На самом деле интермедии носят литературный характер и являются результатом имитации фольклора, что снижает их «смеховой» потенциал. Этот процесс не является стихийным. Он запрограммирован поэтикой школьного театра. В соответствии с ее правилами смеховое начало, выражаемое на сцене в бесчисленных потасовках, обманах, столкновениях, насыщается дидактизмом. Интермедии в упрощенной форме объясняли зрителям вред пьянства, игры в карты, праздности. Они включали и рассуждения о смысле великих праздников в сниженных тонах, точно так же, как это происходило в нищенских виршах. «Мене пирогами витайте, запорозця!» – вот обычное пасхальное приветствие. «Благословенная колбаса і сало!» – вот радостное восклицание из рождественской орации.
Есть в интермедиях элементы религиозных споров. Их ведут обычно традиционные интермедиальные персонажи, Еврей и Мужик. Еврей ужасается тому, что «дурная Русь» назвала человека Богом. Мужик в ответ берет палку и грозно спрашивает: «Поганине, албо то не знаешь, иж Христос воскрес». Вот и весь диспут. Иногда интермедиальные герои рассуждают о том, правда ли это, что «Кавель Кавеля вбив». Здесь, конечно, нет ни осмеяния высоких истин, ни цитат из Священного Писания. Осмеивается только их восприятие. В целом, дидактизм явно ослабляет смеховое начало интермедий, поэтому их противопоставление основной части драмы бывает неполным. Как полагает И. Л. Бусева-Давыдова, в культуре исследуемой эпохи существовал особый слой «контркультуры», необходимый «для любой жизнеспособной культурной общности». Эта ситуация просматривается в интермедиях. Слою «контркультуры», по мнению исследователя, свойственны и дидактический аспект, и «своеобразная критика „снизу“ по принципу „от противного“» [Бусева-Давыдова, 1993, 8].

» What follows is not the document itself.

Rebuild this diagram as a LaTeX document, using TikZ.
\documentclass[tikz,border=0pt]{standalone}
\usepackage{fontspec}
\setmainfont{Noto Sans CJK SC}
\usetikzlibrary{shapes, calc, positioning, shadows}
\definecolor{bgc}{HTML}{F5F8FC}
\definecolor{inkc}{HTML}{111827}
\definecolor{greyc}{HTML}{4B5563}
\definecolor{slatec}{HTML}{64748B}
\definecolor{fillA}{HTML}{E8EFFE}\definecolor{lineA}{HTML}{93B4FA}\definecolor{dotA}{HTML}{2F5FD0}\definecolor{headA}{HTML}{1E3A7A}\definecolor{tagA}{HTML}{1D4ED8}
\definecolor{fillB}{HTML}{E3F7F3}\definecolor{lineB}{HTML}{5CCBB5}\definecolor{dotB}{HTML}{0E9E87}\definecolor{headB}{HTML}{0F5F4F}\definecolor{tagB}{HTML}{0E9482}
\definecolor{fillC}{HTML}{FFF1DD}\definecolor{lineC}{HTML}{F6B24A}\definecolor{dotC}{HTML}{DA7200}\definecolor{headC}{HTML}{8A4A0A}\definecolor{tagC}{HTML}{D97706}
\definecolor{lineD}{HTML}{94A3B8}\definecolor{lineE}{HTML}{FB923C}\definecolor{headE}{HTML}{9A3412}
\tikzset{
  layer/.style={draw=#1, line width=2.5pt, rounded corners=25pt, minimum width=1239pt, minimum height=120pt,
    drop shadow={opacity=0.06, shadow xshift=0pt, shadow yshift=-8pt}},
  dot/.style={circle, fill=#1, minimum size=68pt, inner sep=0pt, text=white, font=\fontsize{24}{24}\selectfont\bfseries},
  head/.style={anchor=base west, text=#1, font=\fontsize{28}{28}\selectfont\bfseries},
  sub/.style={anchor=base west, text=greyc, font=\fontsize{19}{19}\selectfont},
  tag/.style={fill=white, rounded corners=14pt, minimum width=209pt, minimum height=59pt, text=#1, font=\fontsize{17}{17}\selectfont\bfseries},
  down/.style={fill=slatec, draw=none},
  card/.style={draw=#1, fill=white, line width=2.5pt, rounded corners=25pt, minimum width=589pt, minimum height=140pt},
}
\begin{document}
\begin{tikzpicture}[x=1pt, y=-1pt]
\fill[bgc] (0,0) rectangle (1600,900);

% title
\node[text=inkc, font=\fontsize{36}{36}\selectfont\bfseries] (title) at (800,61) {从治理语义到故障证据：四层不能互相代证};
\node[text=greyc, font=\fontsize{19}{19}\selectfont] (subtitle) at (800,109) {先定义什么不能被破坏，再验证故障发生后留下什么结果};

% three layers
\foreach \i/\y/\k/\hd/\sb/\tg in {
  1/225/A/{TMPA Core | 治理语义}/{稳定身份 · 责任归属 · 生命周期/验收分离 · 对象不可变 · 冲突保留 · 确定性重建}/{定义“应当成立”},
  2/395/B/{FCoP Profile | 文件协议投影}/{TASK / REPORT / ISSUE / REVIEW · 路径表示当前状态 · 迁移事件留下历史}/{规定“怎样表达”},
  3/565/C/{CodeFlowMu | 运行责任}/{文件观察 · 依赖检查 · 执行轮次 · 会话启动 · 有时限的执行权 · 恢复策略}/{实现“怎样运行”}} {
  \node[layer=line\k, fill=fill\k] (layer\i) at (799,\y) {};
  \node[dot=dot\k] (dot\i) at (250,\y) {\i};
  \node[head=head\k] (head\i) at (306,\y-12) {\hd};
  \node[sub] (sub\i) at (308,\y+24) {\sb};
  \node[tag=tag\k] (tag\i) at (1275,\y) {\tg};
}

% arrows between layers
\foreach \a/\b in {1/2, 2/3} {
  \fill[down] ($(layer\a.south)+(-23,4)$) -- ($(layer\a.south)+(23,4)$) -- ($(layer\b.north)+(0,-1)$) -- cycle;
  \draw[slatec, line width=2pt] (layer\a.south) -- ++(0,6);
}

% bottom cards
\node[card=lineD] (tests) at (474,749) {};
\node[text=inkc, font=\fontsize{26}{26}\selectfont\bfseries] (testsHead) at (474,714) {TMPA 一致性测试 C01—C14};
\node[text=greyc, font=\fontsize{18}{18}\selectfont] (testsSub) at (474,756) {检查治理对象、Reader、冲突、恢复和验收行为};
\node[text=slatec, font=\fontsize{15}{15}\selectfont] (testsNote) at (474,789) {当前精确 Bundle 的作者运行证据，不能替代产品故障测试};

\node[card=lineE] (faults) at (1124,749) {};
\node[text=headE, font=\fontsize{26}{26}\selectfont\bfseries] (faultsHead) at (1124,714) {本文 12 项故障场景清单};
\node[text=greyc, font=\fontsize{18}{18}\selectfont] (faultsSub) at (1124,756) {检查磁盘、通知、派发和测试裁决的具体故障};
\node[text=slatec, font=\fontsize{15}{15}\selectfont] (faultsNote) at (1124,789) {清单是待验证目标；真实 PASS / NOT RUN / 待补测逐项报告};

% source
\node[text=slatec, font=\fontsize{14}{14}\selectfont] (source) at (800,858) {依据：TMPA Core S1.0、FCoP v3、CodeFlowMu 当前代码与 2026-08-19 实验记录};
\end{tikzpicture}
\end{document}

Впоследствии интермедии связывались сюжетно и тематически, как в пьесе Георгия Конисского «Воскресение мертвых». Они образовывали своего рода предкомедию украинского театра. Могли они «внедряться» в пьесу, как у Феофана Прокоповича в трагедокомедии «Владимир».
Языческие жрецы – Жеривол, Пияр, Курояд – противостоят Философу как язычники христианину и одновременно остаются комическими персонажами. Их появление на сцене не отграничено от серьезных частей драмы, а, напротив, вплетено в них. С одной стороны, в их словесных сражениях со сторонниками новой веры рождается основной драматический конфликт, сталкиваются бесослужительство и христианство. С другой – языческие жрецы смешат зрителей, раскрывая смысл своей нелепой веры. А. С. Елеонская удачно заметила, что диспут между Жериволом и греческим философом пародийно воспроизводит прения о вере [Елеонская, 1976, 80].

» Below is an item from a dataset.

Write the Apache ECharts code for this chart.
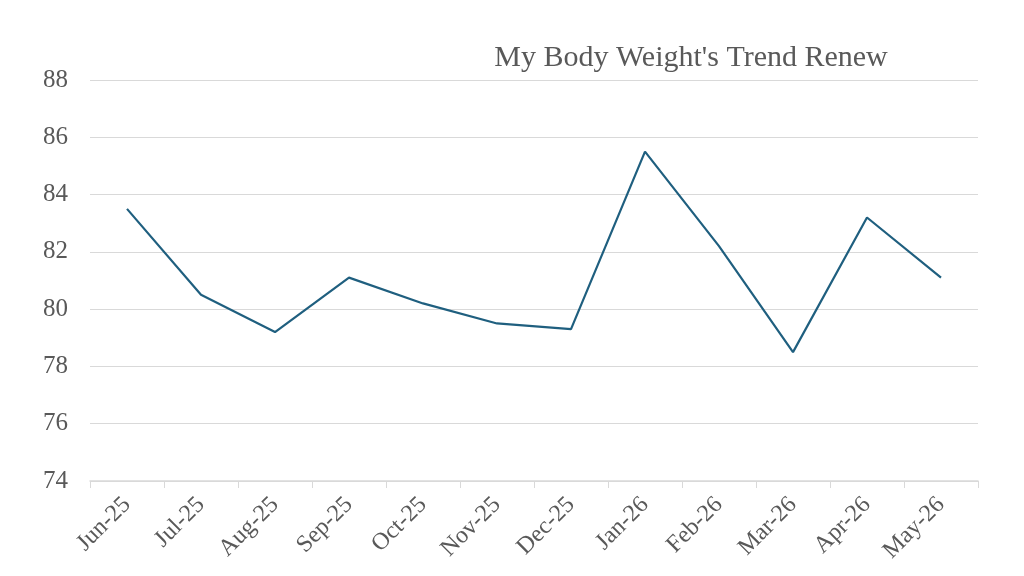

Основное в характеристике жрецов – плотское начало, прежде всего ненасытное обжорство, которому они предаются. Их имена указывают на их греховное пристрастие. Принадлежность к плотскому, «земляному» миру должна смешить или быть достойной осмеяния – такова установка Феофана Прокоповича. Жрецы ни на минуту не оставляют тему еды. Даже в диспуте Жеривола больше всего занимает, что предпочитает новый бог из еды и питья. Жрецы страшатся голода, голодной смерти, что усиливает комический эффект, ими создаваемый.
Интермедии выполняли еще одну важную функцию. Они способствовали возникновению мерцания между театром и жизнью, т. е. между реальностью и искусством, создавали особое колебание, без которого вообще немыслимо искусство сцены. Серьезные части драмы не воссоздавали на сцене «правду жизни», а только «истину духа». Интермедии же совершали прорыв в мир реальности (иногда мнимый). Их персонажи, например, играли роль зрителей, впервые пришедших на представление. Конечно, интермедии были приближены к жизни в смеховом ключе, но, тем не менее, они задавали контраст между условностью театра и реальностью жизни.
Эта реальность, «жизненность» интермедий мгновенно принимала ирреальные очертания, как в украинской «Интермедии на три персоны: Баба, Дед и Черт». А. И. Белецкий утверждал, что «комизм интермедии иногда граничит с мрачным гротеском, смех ее по временам кажется смехом сквозь слезы». Он полагал, что Дед и Баба – не простые интермедиальные персонажи, так как они явились «на землю праздновать, согласно народному поверью, свой „навий Великдень“ – мертвецкую Пасху» [Белецкий, 1923, 89]. Это глубокое замечание исследователя наводит на мысль о том, что школьный театр как бы «нечаянно» вывел на сцене элементы народной мифологии, т. е. архаического сакрального.